In: Finance
-Hypothetical situation: A couple of years ago, the Federal Reserve expressed concerns that the economy was heating up. The fear was that this would initiate inflationary pressure. To keep this from happening too rapidly, they began raising interest rates. They raised the Fed funds rate four times during 2018.
Theoretically, what should be the impact on the economy and the stock market?
Has this been the reaction we have seen from the market? Why or why not?
Theoretically the impact on economy, when the interest rates are increased by the Federal Reserve, is that the economy starts slowing down. The slowdown is not immediate but happens gradually after several months usually after 12 months from the announcement of the rate increase. This happens because the U.S. economy is mainly a consumption driven economy and with rate hikes the consumption and purchase of different items like houses, automobiles etc. becomes expensive and so the overall consumption level declines. The impact of rate hike on the stock market is immediate, in contrast to the gradual impact on the economy. Banking stocks rise when interest rates are increased while stocks of other companies in other industries will exhibit a subdued behavior.

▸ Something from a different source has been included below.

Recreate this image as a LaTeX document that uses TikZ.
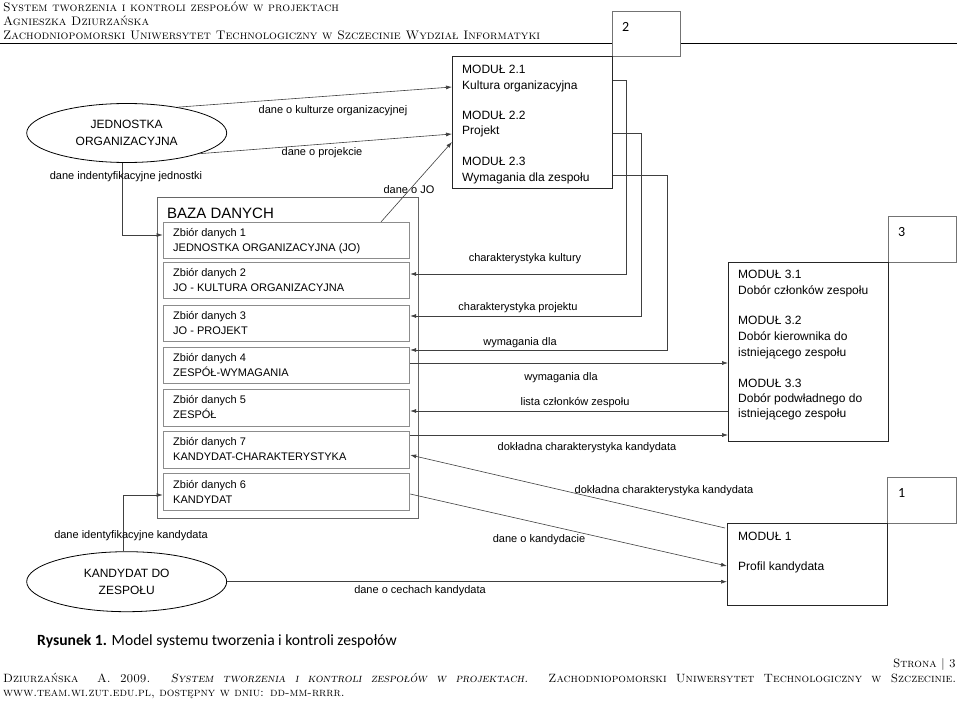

Yes, this reaction was seen from the market during the 2018 increase of Fed funds. In fact in December 2018 U.S. stock market hit a one year low after Fed increased the rates. On 20th December 2018, after the announcement of a hike in the rates by the Fed, the S&P declined by 1.5%. The Dow Jones Industrial Average also declined by 1.5% on that day. The economy is expected to remain subdued and all this is due to recent rate hikes as well as the expectation that Fed is expected to announce another two rate hikes in 2019.